I ask that we recognize our Common Understanding, WE ARE AMERICA. All of us. And I ask that we see that we all share a COMMON LOVE, that same America. WE ALL LOVE AMERICA and what she stands for. And because of that we can face and name the elephant in the room.
Our Common Fear
Somewhere along the way, we became afraid. My hunch is the morning of September 11, 2001. Our vague response to a vague enemy keeps us always on edge. I remember the night we killed bin Laden. I was surprised by the roar of approval by so many young adults, barely cognizant when 9/11 happened. And then it struck me. Their Voldemort had been killed. Their Boogey Man had been outed and destroyed. It was a haunting demon in their psyche, and now that they were free of him it was like watching the Munchkins in Oz after Dorothy’s house crushed the Wicked Witch of the East. I could not wrap my head around it, because it was not coming from their heads. It snuck out of the dark recesses of their hearts, their childhood fears at their worst was no more. The restrained older ones among us did not celebrate in the streets, knowing that the vague fear was more than a man, more than one name. And that haunting fear has not left us. It remains.
We have been played by both sides, tapping into that fear. Watching both candidates and how bin Laden, and ISIS, and immigrants, and Mexicans, and homosexuals, and health care, and… All of the major issues brought up were fear based. They kept us afraid to keep us in check and steal our power from us.
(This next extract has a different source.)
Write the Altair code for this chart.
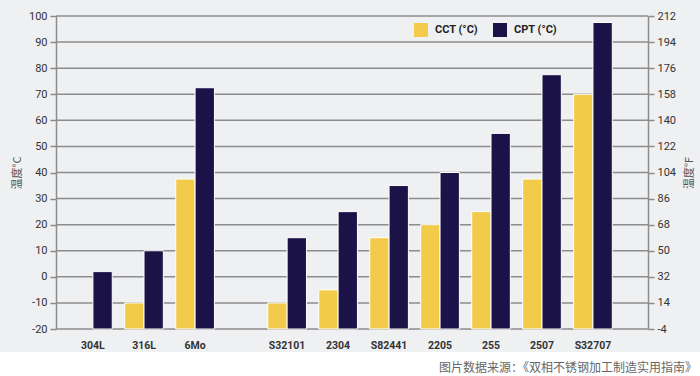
import altair as alt
import pandas as pd

# ---------------- data ----------------
left_grades = ["304L", "316L", "6Mo"]
right_grades = ["S32101", "2304", "S82441", "2205", "255", "2507", "S32707"]
grades = left_grades + right_grades
cct = [None, -10, 37.5, -10, -5, 15, 20, 25, 37.5, 70]
cpt = [2, 10, 72.5, 15, 25, 35, 40, 55, 77.5, 97.5]
series = ["CCT (°C)", "CPT (°C)"]
c_ticks = [-20, -10, 0, 10, 20, 30, 40, 50, 60, 70, 80, 90, 100]
f_ticks = [-4, 14, 32, 50, 68, 86, 104, 122, 140, 158, 176, 194, 212]
caption = "图片数据来源：《双相不锈钢加工制造实用指南》"

rows = []
for g, a, b in zip(grades, cct, cpt):
    if a is not None:
        rows.append({"grade": g, "series": series[0], "value": a})
    if b is not None:
        rows.append({"grade": g, "series": series[1], "value": b})
df = pd.DataFrame(rows)
grid_df = pd.DataFrame({"c": c_ticks})
f_df = pd.DataFrame({"f": f_ticks})

# ---------------- style ----------------
FONT_NUM = "Roboto, Liberation Sans, sans-serif"
FONT_CJK = "Noto Sans CJK SC, sans-serif"
YELLOW = "#F3CB4B"
NAVY = "#1B1248"
GRID = "#8c8c8c"
BG = "#EEF0F2"
H = 313
W1, W2 = 176, 416
YDOM = [-20, 100]
PLAIN_NUM = "toString(datum.value)"

color = alt.Color(
    "series:N",
    scale=alt.Scale(domain=series, range=[YELLOW, NAVY]),
    legend=alt.Legend(
        title=None, orient="none", legendX=358, legendY=7, direction="horizontal",
        symbolType="square", symbolSize=196, symbolStrokeWidth=0,
        labelFont=FONT_NUM, labelFontSize=11, labelFontWeight="bold",
        labelColor="#222", labelOffset=7, columnPadding=15, padding=0,
    ),
)

x_axis = alt.Axis(
    title=None, labelAngle=0, ticks=False, domain=False, grid=False,
    labelFont=FONT_NUM, labelFontSize=10.5, labelFontWeight="bold",
    labelColor="#333", labelPadding=11, zindex=1,
)

left_axis = alt.Axis(
    values=c_ticks, labelExpr=PLAIN_NUM, title="温度°C", titleFont=FONT_CJK,
    titleFontSize=11, titleFontWeight="normal", titleColor="#555", titlePadding=6,
    labelFont=FONT_NUM, labelFontSize=11, labelColor="#333", labelPadding=3,
    tickSize=6, tickColor=GRID, tickWidth=1.5, domainColor=GRID, domainWidth=1.5,
    grid=False, zindex=1,
)

right_axis = alt.Axis(
    orient="right", values=f_ticks, labelExpr=PLAIN_NUM, title="温度°F",
    titleFont=FONT_CJK, titleFontSize=11, titleFontWeight="normal", titleColor="#555",
    titleAngle=270, titleBaseline="top", titlePadding=8, labelFont=FONT_NUM,
    labelFontSize=11, labelColor="#333", labelPadding=3, tickSize=6, tickColor=GRID,
    tickWidth=1.5, domainColor=GRID, domainWidth=1.5, grid=False, zindex=1,
)


def bars(domain, pad_outer, axis):
    return alt.Chart(df[df["grade"].isin(domain)]).mark_bar(
        stroke="white", strokeWidth=1
    ).encode(
        x=alt.X("grade:N", sort=domain,
                scale=alt.Scale(domain=domain, paddingInner=0.243, paddingOuter=pad_outer),
                axis=x_axis),
        xOffset=alt.XOffset("series:N", scale=alt.Scale(domain=series)),
        y=alt.Y("value:Q", scale=alt.Scale(domain=YDOM, nice=False, zero=False), axis=axis),
        y2=alt.datum(-20),
        color=color,
    )


def grid(axis):
    return alt.Chart(grid_df).mark_rule(color=GRID, strokeWidth=1.5).encode(
        y=alt.Y("c:Q", scale=alt.Scale(domain=YDOM, nice=False, zero=False), axis=axis)
    )


background = alt.Chart(pd.DataFrame({"k": [0]})).mark_rect(color=BG).encode(
    x=alt.value(-56), x2=alt.value(644), y=alt.value(-16), y2=alt.value(336)
)

left = alt.layer(
    background, grid(left_axis), bars(left_grades, 0.344, left_axis)
).properties(width=W1, height=H)

f_layer = alt.Chart(f_df).mark_tick(opacity=0).encode(
    y=alt.Y("f:Q", scale=alt.Scale(domain=[-4, 212], nice=False, zero=False), axis=right_axis)
)

right = alt.layer(
    grid(None), bars(right_grades, 0.702, None), f_layer
).resolve_scale(y="independent").properties(width=W2, height=H)

chart = alt.hconcat(left, right, spacing=0, bounds="flush").resolve_scale(
    color="shared", x="independent"
).properties(
    title=alt.TitleParams(
        caption, orient="bottom", anchor="end", frame="bounds",
        font=FONT_CJK, fontSize=12, fontWeight="normal", color="#666",
        offset=11, dx=-3,
    ),
    padding=0,
).configure(background="white").configure_view(stroke=None)

chart.save("out.html", embed_options={"renderer": "svg", "actions": False})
I would propose that we let go of the fear. A hero is not someone who is not afraid. A hero is someone who is afraid and acts anyway. And that is what we need to do. We need to admit our fears, and in the vulnerability, we need to reach out to our neighbors and our enemies and the stranger in our midst. We need to love our neighbors, as much as we love ourselves. And in that Common Love, we need to help each other get past our Common Fear. Together we are greater than this. We are the UNITED STATES, and yet, we let ourselves become the DIVIDED STATES. God help us. God forgive us. It says in God we trust on our currency, and it's about time we look to our neighbor whose face we can see. In the Holy Book I read, at the very beginning it talks about how each of us is made in the image of God. I believe that to be true. And if it is true, than for me to say I trust in God, but not God’s reflection, I am a liar. We need to find our Common Understanding that this is OUR Nation, and that WE is all we’ve got. We need to find our Common Love, of this country and each other. And we need to recognize and help each other through and past our Common Fear and anxiety that has driven our nation for far too long. I know we can. Will we?
Our Common Wealth
America is already great. And it can be greater yet. The Past Is Prologue, or so it is inscribed on our National Archives. I believe that all of us together can be and can remain this God-blessed America that we all hold dear.
Listen. Talk. Respect. Forgive. And yes, Love. That is the only way forward. We can be reconciled. We have to be. It will be long and hard work, but WE can do hard things.